NEWS

A grueling journey

Rochester man recalls his 400-mile 1967 trek at Mt. Everest and how hallowed site now at risk

Kyle Stucker
kstucker@seacoastonline.com
Russell Staples of Rochester, was among the earliest Americans to set foot at the 17,800 foot base camp of Mount Everest in 1967. More than 50 years ago the author trekked from Kathmandu to Mount Everest in sneakers.
[Rich Beauchesne/Seacoastonline]

Fifty-three years ago, Russ Staples made history as one of the first Americans to hike to Mount Everest’s base camp.

The Rochester resident says he’s still guided today by the lessons he learned trekking to that barren, 17,800-foot-high patch of Nepal in sneakers and a borrowed backpack. Those lessons, according to Staples, are particularly poignant as booming Everest tourism increasingly threatens the very things and people that impacted him the most.

“Walking back the next day was when I started reflecting — ‘Is that all there is? That barren spot, that we got to there and we’re going home? Is that what this trip was all about?’” said Staples. “I realized then that it wasn’t the goal that was important, but the journey. It was getting there and all of the adventure we had while getting there.”

Staples and Ken French were a pair of 22-year-old University of New Hampshire grads serving in the Peace Corps in India in 1967 when, on a whim, they set out on their ill-equipped, ill-planned and ill-funded trek. They enlisted two Sherpa guides to help them through what ended up being a grueling 27-day, 400-mile round-trip trek from Kathmandu to base camp.

Given that trip was such an unlikely one, Staples said it’s only fitting that publishing a book about the journey has unfolded in unexpected ways since he started it as a way to share his Everest travel journal with his family.

The first-time author has already drawn praise in mountaineering circles for his memoir, “My Everest Odyssey,” and next week he’ll set out on his next adventure: a book tour across seven New Hampshire libraries and counting, starting with Dover Public Library at 6:30 p.m. on Wednesday, Jan. 29.

“Everest is a topic that evokes something in people,” Staples, now 74, said while reflecting on the impact Everest had on him. “I was just awestruck. I had never been to the Rockies… I still think driving up through Crawford Notch is incredible. You’re just mesmerized by everything (on Everest). It wasn’t difficult to let your mind drift back in time to a point where you thought you might be the first westerner to walk among these mountains and mist-shrouded monasteries tucked up here near Tibet. There was nobody there, except for the four of us.”
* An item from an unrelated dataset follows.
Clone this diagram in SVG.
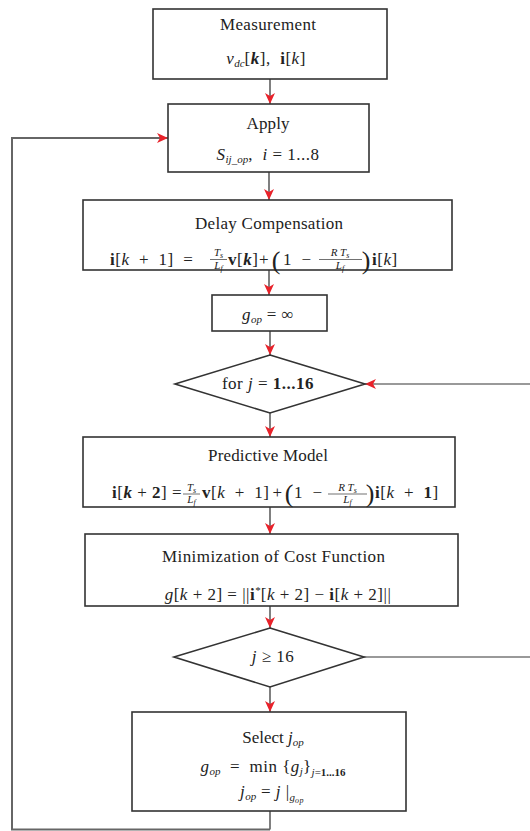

Today, that Everest is largely gone.

When Staples, French and guides Mima and Ang Dawa trekked to base camp in 1967, only 24 people had reached the summit of the mountain’s 29,029-foot peak across six expeditions. News coverage of Sir Edmund Hillary’s conquest and the 1963 American expedition had captivated and inspired Staples and French well before trekking to Hillary’s basecamp became en vogue in the 1970s.

Now, there are 15 to 30 summit expeditions each year and roughly 40,000 people annually trek to base camp. Many fly in near base camp, rather than make the long hike up to base camp like Hillary and Staples did.

In spring 2019, the party-like tourism splashed across headlines worldwide because of images of 1,100 climbers waiting in a line at the summit, experts warning about the significant human waste left behind by inexperienced travelers, and melting ice revealing many of the bodies left behind on the mountain.

Small villages, some of which didn’t have buildings, warmly welcomed Staples and his companions in 1967. Many of those villages no longer exist, or have been irreparably changed by resorts, chain restaurants, retail shopping and other industries happy to oblige deep-pocketed travelers, Staples said.

“Nepal at some point is going to have to limit the number of people. You can’t turn the clock back,” Staples said. “They should put a moratorium on expeditions to the summit and trekkers, to just stop, think about the impact, and come up with ways to clean up the waste that’s there now and how to deal with what’s coming. They have to lessen the impact. It’s the same thing that’s happening with our national parks now.”

Staples takes pride in the fact his book shares parts of Nepal lost to time and economic growth. His memoir does so using the meticulous details he jotted down in a travel journal every day of his trek, and through the six rolls of photos he shot using a Kodak Instamatic along the way.

In addition to questions about the landscapes and the most challenging aspects of the trip, Staples said he’s often asked if he’d ever want to go back to Everest. He said he’s also often asked if he ever regrets not continuing up to the summit.

Staples said he’d have a hard time seeing Everest today because of the tourism-fueled changes, and that he has no regrets about not trying to reach the summit because it was never his goal.

Still, he said he can’t help but wonder what adventure lies in less-visited corners of the region.

“You can still find an experience there, but I would say there are other places besides base camp where you can find the type of experience that I had,” Staples said, referring to moderately challenging hiking trails that lead into Nepal from surrounding areas. “I think if I were to go back for a similar experience in Nepal, I would go somewhere else other than base camp.”